# CHALLENGE
Leave out the pictures and copy everything else below exactly.

# INFORMATION SUPPLIED
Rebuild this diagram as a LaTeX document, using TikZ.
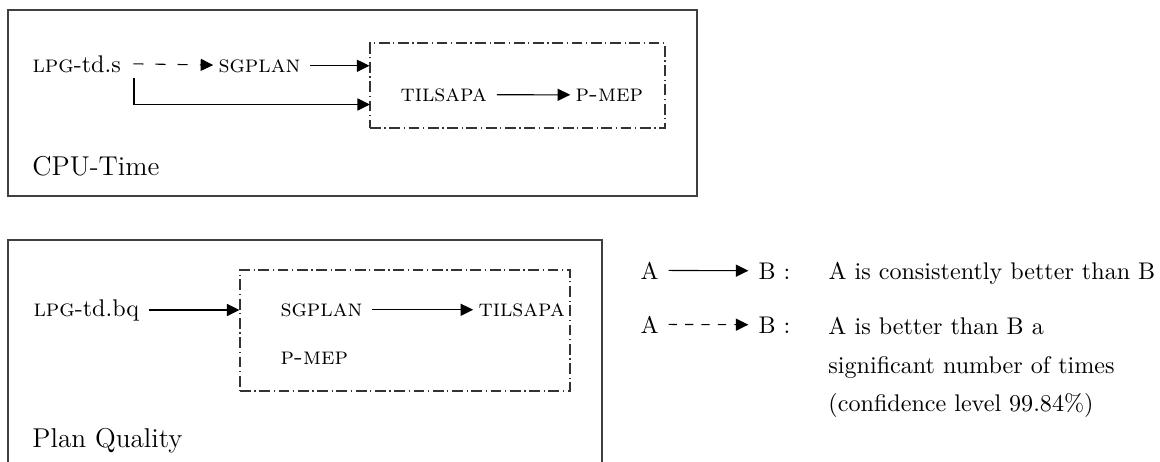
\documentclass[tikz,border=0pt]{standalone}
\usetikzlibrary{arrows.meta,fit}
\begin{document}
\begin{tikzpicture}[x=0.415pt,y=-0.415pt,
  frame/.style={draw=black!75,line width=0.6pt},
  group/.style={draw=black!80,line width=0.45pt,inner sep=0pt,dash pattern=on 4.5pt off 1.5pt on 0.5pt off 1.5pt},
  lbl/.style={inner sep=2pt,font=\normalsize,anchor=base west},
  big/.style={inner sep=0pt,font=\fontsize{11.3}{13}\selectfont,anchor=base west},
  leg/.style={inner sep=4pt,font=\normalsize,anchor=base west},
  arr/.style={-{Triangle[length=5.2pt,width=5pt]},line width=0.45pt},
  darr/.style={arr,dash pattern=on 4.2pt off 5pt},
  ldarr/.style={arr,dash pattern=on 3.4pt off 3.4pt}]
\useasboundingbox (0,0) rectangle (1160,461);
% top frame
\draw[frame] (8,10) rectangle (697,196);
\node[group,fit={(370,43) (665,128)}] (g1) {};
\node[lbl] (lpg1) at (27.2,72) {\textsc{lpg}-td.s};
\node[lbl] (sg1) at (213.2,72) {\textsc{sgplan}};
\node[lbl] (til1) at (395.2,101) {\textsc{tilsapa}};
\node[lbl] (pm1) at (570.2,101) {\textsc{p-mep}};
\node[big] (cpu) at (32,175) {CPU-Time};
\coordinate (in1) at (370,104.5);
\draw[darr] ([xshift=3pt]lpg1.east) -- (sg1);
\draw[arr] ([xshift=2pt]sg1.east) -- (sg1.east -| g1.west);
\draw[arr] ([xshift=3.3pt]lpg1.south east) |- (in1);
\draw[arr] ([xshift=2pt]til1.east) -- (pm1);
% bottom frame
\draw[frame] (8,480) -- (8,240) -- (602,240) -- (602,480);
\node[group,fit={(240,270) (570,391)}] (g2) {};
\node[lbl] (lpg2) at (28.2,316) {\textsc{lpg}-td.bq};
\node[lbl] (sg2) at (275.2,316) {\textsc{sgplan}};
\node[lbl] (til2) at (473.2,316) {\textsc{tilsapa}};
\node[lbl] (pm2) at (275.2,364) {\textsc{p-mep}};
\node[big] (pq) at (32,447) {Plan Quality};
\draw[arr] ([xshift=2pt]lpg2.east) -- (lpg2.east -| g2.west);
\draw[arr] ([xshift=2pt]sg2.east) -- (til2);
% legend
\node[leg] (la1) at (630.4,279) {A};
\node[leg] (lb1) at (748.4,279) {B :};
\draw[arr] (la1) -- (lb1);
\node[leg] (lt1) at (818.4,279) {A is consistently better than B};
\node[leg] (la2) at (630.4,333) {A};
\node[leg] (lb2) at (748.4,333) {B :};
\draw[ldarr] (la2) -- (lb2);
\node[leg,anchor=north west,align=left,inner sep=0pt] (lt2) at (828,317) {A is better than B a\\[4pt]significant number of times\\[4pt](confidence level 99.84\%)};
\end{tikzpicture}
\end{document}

# THE OUTPUT
Rebuild this diagram as a LaTeX document, using TikZ.
\documentclass[tikz,border=0pt]{standalone}
\usetikzlibrary{arrows.meta,fit}
\begin{document}
\begin{tikzpicture}[x=0.415pt,y=-0.415pt,
  frame/.style={draw=black!75,line width=0.6pt},
  group/.style={draw=black!80,line width=0.45pt,inner sep=0pt,dash pattern=on 4.5pt off 1.5pt on 0.5pt off 1.5pt},
  lbl/.style={inner sep=2pt,font=\normalsize,anchor=base west},
  big/.style={inner sep=0pt,font=\fontsize{11.3}{13}\selectfont,anchor=base west},
  leg/.style={inner sep=4pt,font=\normalsize,anchor=base west},
  arr/.style={-{Triangle[length=5.2pt,width=5pt]},line width=0.45pt},
  darr/.style={arr,dash pattern=on 4.2pt off 5pt},
  ldarr/.style={arr,dash pattern=on 3.4pt off 3.4pt}]
\useasboundingbox (0,0) rectangle (1160,461);
% top frame
\draw[frame] (8,10) rectangle (697,196);
\node[group,fit={(370,43) (665,128)}] (g1) {};
\node[lbl] (lpg1) at (27.2,72) {\textsc{lpg}-td.s};
\node[lbl] (sg1) at (213.2,72) {\textsc{sgplan}};
\node[lbl] (til1) at (395.2,101) {\textsc{tilsapa}};
\node[lbl] (pm1) at (570.2,101) {\textsc{p-mep}};
\node[big] (cpu) at (32,175) {CPU-Time};
\coordinate (in1) at (370,104.5);
\draw[darr] ([xshift=3pt]lpg1.east) -- (sg1);
\draw[arr] ([xshift=2pt]sg1.east) -- (sg1.east -| g1.west);
\draw[arr] ([xshift=3.3pt]lpg1.south east) |- (in1);
\draw[arr] ([xshift=2pt]til1.east) -- (pm1);
% bottom frame
\draw[frame] (8,480) -- (8,240) -- (602,240) -- (602,480);
\node[group,fit={(240,270) (570,391)}] (g2) {};
\node[lbl] (lpg2) at (28.2,316) {\textsc{lpg}-td.bq};
\node[lbl] (sg2) at (275.2,316) {\textsc{sgplan}};
\node[lbl] (til2) at (473.2,316) {\textsc{tilsapa}};
\node[lbl] (pm2) at (275.2,364) {\textsc{p-mep}};
\node[big] (pq) at (32,447) {Plan Quality};
\draw[arr] ([xshift=2pt]lpg2.east) -- (lpg2.east -| g2.west);
\draw[arr] ([xshift=2pt]sg2.east) -- (til2);
% legend
\node[leg] (la1) at (630.4,279) {A};
\node[leg] (lb1) at (748.4,279) {B :};
\draw[arr] (la1) -- (lb1);
\node[leg] (lt1) at (818.4,279) {A is consistently better than B};
\node[leg] (la2) at (630.4,333) {A};
\node[leg] (lb2) at (748.4,333) {B :};
\draw[ldarr] (la2) -- (lb2);
\node[leg,anchor=north west,align=left,inner sep=0pt] (lt2) at (828,317) {A is better than B a\\[4pt]significant number of times\\[4pt](confidence level 99.84\%)};
\end{tikzpicture}
\end{document}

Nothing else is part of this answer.